As long as anyone else can observe you dead, you will be dead.


Yes but if I'm not dead in another reality, then I'm only conscious there.

And since supposedly the LHC would kill everyone, that's why no one will see it work right?


This only means the LHC can't kill you; it doesn't make you immortal. The LHC will continue to fail, but you're free to leap from the Empire State Building and have several people observe you die in that particular reality.


But the LHC can't kill you is because if it does, it would be unimportant since I wouldn't be around to observe such a reality right? So all realities I observe are those which I am conscious in right?

So if I jump of the Empire State Building, I die. However that reality no longer matters because my consciousness no longer exists in it. But another reality where I didn't jump off, I'm still conscious, therefore it's all I remember.

Am I getting this right guys?


It depends. The problem with the many worlds theory (which I don't subscribe to) is there are many variations. One would be that there are variations of reality only specific to you. Another is that variations of reality exist but continue their course regardless of your interaction with them. The article is funny because it mixes a silly concept with a proven one, that of observation having a bearing on reality.

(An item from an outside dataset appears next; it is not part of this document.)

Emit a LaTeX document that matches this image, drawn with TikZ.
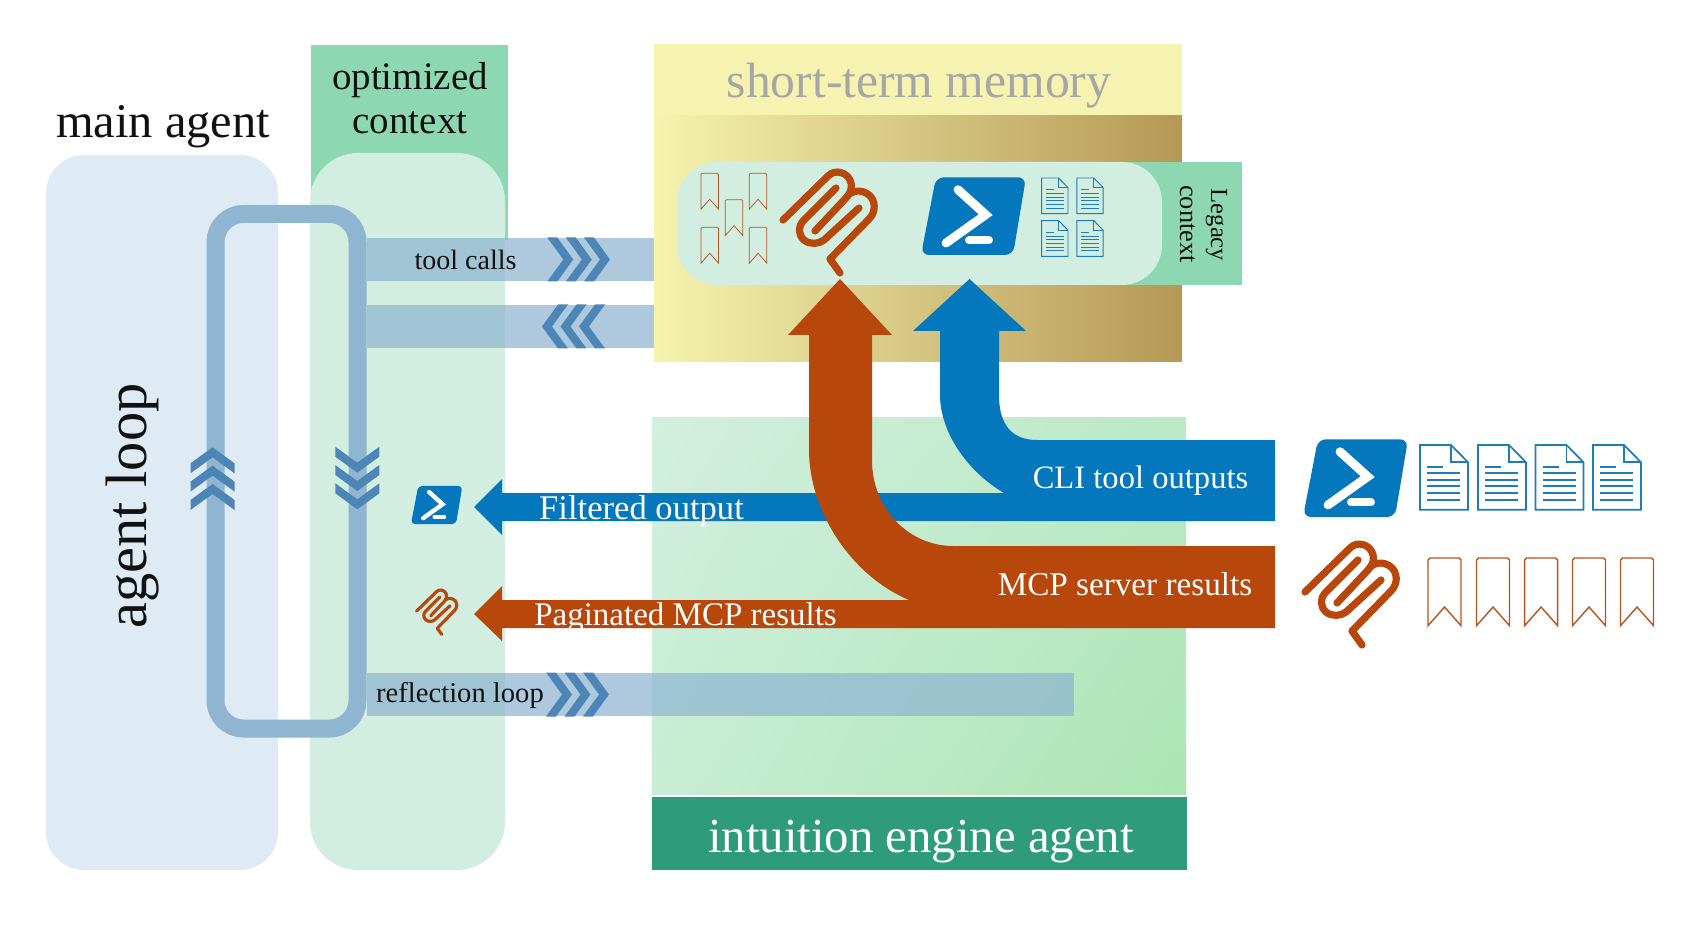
\documentclass[tikz,border=0pt]{standalone}
\usepackage{fontspec}
\usetikzlibrary{shadings}
\setmainfont{Liberation Serif}
\definecolor{panelblue}{HTML}{DEEBF5}
\definecolor{panelgreen}{HTML}{D2EEE0}
\definecolor{headgreen}{HTML}{8DD7B2}
\definecolor{memyellow}{HTML}{F5F3AF}
\definecolor{membrown}{HTML}{B59855}
\definecolor{memmid}{HTML}{E1D08E}
\definecolor{agentgreen}{HTML}{2E9C7B}
\definecolor{bandblue}{HTML}{8FB5D2}
\definecolor{loopblue}{HTML}{8FB5D0}
\definecolor{chevblue}{HTML}{4D86B6}
\definecolor{psblue}{HTML}{0477BD}
\definecolor{docblue}{HTML}{1E7CBA}
\definecolor{mcporange}{HTML}{B7470B}
\definecolor{markorange}{HTML}{B9541E}
\definecolor{titlegray}{HTML}{A6A6A6}
\definecolor{inkblack}{HTML}{111111}
\definecolor{intul}{HTML}{D2EFE0}
\definecolor{intur}{HTML}{BCE9C6}
\definecolor{intll}{HTML}{C8EDD3}
\definecolor{intlr}{HTML}{ABE5B2}
\tikzset{
  txt/.style={inner sep=0pt,outer sep=0pt,anchor=base,text=inkblack},
  whitetxt/.style={txt,text=white},
  band/.style={fill=bandblue,fill opacity=.72},
  chevmark/.style={fill=chevblue},
}
\newcommand\mychev[3]{\begin{scope}[shift={(#1,#2)},rotate=#3]
  \fill[chevmark] (0,0) -- (-16,22) -- (-26,22) -- (-10,0) -- (-26,-22) -- (-16,-22) -- cycle;
\end{scope}}
\newcommand\psicon[3]{\begin{scope}[shift={(#1,#2)},scale=#3]
  \fill[psblue,rounded corners=#3*4pt] (23,9.3) -- (113,9.3) -- (100,87) -- (8,87) -- cycle;
  \draw[white,line width=#3*4.4pt,line cap=round,line join=miter] (45,21.7) -- (72.7,46.7) -- (33,75);
  \draw[white,line width=#3*4pt,line cap=round] (56,72.3) -- (76,72.3);
\end{scope}}
\newcommand\mcpicon[3]{\begin{scope}[shift={(#1,#2)},scale=#3]
  \begin{scope}[mcporange,line width=#3*3.6pt,line cap=round,line join=round]
  \draw (15,57) -- (60,13) .. controls (67,6) and (78,9) .. (82,17) .. controls (85,24) and (83,30) .. (78,35) -- (47,68);
  \draw (80,32) .. controls (87,26) and (97,27) .. (103,34) .. controls (108,41) and (107,50) .. (101,56) -- (62,96) -- (72,110);
  \draw (68,25) -- (35,58) .. controls (30,63) and (30,72) .. (36,77) .. controls (42,82) and (51,81) .. (56,77) -- (91,45);
  \end{scope}
\end{scope}}
\newcommand\docicon[3]{\begin{scope}[shift={(#1,#2)},scale=#3]
  \begin{scope}[docblue,line width=#3*.85pt]
  \draw[line join=miter] (0,0) -- (31,0) -- (48,17.3) -- (48,64.7) -- (0,64.7) -- cycle;
  \draw (31,0) -- (31,17.3) -- (48,17.3);
  \draw (7.3,21.7) -- (23,21.7);
  \foreach \yy in {28.3,35,41.3,48,54.7} \draw (7.3,\yy) -- (40,\yy);
  \end{scope}
\end{scope}}
\newcommand\bmark[3]{\begin{scope}[shift={(#1,#2)},scale=#3]
  \draw[markorange,line width=#3*.7pt,line join=miter] (0,67.7) -- (0,2) -- (2,0) -- (31,0) -- (33,2) -- (33,67.7) -- (16.5,49) -- cycle;
\end{scope}}
\begin{document}
\begin{tikzpicture}[x=.5pt,y=-.5pt]
\useasboundingbox (0,0) rectangle (1696,946);
\fill[white] (0,0) rectangle (1696,946);

% left panels
\fill[headgreen] (311,45) rectangle (508,240);
\fill[panelblue,rounded corners=19pt] (46,155) rectangle (278,870);
\fill[panelgreen,rounded corners=24pt] (310,153) rectangle (505,870);

% short-term memory
\fill[memyellow] (654,44) rectangle (1182,116);
\fill[left color=memyellow,middle color=memmid,right color=membrown] (654,116) rectangle (1182,362);
\fill[headgreen] (1110,162) rectangle (1242,285);
\fill[panelgreen,rounded corners=20pt] (677,162) rectangle (1162,285);

% intuition engine
\fill[upper left=intul,upper right=intur,lower left=intll,lower right=intlr] (652,417) rectangle (1186,794);
\fill[agentgreen] (652,797) rectangle (1187,870);

% bands
\fill[band] (367,238) rectangle (654,281);
\fill[band] (367,305) rectangle (654,348);
\fill[band] (367,673) rectangle (1074,716);
\foreach \tipx in {573.3,591.8,610} {\mychev{\tipx}{259.5}{0}}
\foreach \tipx in {542,560.5,579} {\mychev{\tipx}{326.5}{180}}
\foreach \tipx in {572,590.5,609} {\mychev{\tipx}{694.5}{0}}

% agent loop ring
\draw[loopblue,line width=9pt,rounded corners=14pt] (215.5,214) rectangle (357.5,728.5);
\foreach \tipy in {447.3,465.6,484} {\mychev{212.5}{\tipy}{90}}
\foreach \tipy in {472.7,491,509.3} {\mychev{357.3}{\tipy}{-90}}

% blue arrows
\fill[psblue] (1275,493) -- (502,493) -- (502,479) -- (474,507) -- (502,535) -- (502,521) -- (1275,521) -- cycle;
\fill[psblue] (1275,440) -- (1037,440) .. controls (1012,440) and (999,425) .. (999,395) -- (999,331) -- (1026,331) -- (969.5,279) -- (913,331) -- (940,331) -- (940,395) .. controls (940,430) and (965,470) .. (1004,493) -- (1275,493) -- cycle;
% orange arrow
\fill[mcporange] (1275,546) -- (953,546) .. controls (910,546) and (872,510) .. (872,460) -- (872,335) -- (892,335) -- (840,279) -- (788,335) -- (809,335) -- (809,450) .. controls (809,510) and (850,575) .. (909,600) -- (502,600) -- (502,586) -- (474,614) -- (502,641) -- (502,628) -- (1275,628) -- cycle;

% icons
\psicon{913}{168}{1}
\psicon{1295}{430}{1}
\psicon{407}{481.4}{.49}
\mcpicon{768}{163}{1}
\mcpicon{1290}{535}{1}
\mcpicon{410}{586}{.44}
\foreach \dx in {1041.6,1076.8} {\foreach \dy in {178,220.7} {\docicon{\dx}{\dy}{.55}}}
\foreach \dx in {1420,1478,1535.5,1593} {\docicon{\dx}{445}{1}}
\bmark{701}{173.3}{.53}
\bmark{749.3}{173.3}{.53}
\bmark{725.3}{199.7}{.53}
\bmark{701}{227.3}{.53}
\bmark{749.3}{227.3}{.53}
\foreach \mx in {1428,1476.5,1524.6,1572.5,1620.5} {\bmark{\mx}{558}{1}}

% text
\node[txt,font=\fontsize{24.2}{28}\selectfont] (mainagent) at (163,138) {main agent};
\node[txt,font=\fontsize{19.5}{23}\selectfont] (optimized) at (410,90) {optimized};
\node[txt,font=\fontsize{19.5}{23}\selectfont] (context) at (410,134) {context};
\node[txt,text=titlegray,font=\fontsize{24.8}{28}\selectfont] (stm) at (919,98) {short-term memory};
\node[txt,rotate=90,font=\fontsize{29.2}{32}\selectfont] (agentloop) at (146,506) {agent loop};
\node[txt,font=\fontsize{14}{17}\selectfont] (toolcalls) at (465.5,270) {tool calls};
\node[txt,font=\fontsize{14.3}{17}\selectfont] (reflection) at (460,702.5) {reflection loop};
\node[txt,rotate=-90,font=\fontsize{12.3}{15}\selectfont] (legacy) at (1211,225) {Legacy};
\node[txt,rotate=-90,font=\fontsize{13.2}{15}\selectfont] (legcontext) at (1180,224) {context};
\node[whitetxt,font=\fontsize{17.3}{20}\selectfont] (filtered) at (641.5,519) {Filtered output};
\node[whitetxt,font=\fontsize{16.5}{20}\selectfont] (paginated) at (685.5,625.5) {Paginated MCP results};
\node[whitetxt,font=\fontsize{16.3}{20}\selectfont] (cli) at (1140.5,488) {CLI tool outputs};
\node[whitetxt,font=\fontsize{16.6}{20}\selectfont] (mcp) at (1125,595) {MCP server results};
\node[whitetxt,font=\fontsize{24.4}{28}\selectfont] (intuition) at (921,852) {intuition engine agent};
\end{tikzpicture}
\end{document}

Many-worlds isn't really a silly concept. It's one of several interpretations that are equally consistent with current experimental results, and it does have nice properties such as avoiding nondeterminism and nonlocality. It's also (in a way) a conceptually simpler theory, in that many-worlds is roughly what you'd have if you got rid of wave function collapse and naively applied the rest of quantum mechanics. If memory serves me, a substantial percentage of physicists consider many-worlds to be plausible, or even likely.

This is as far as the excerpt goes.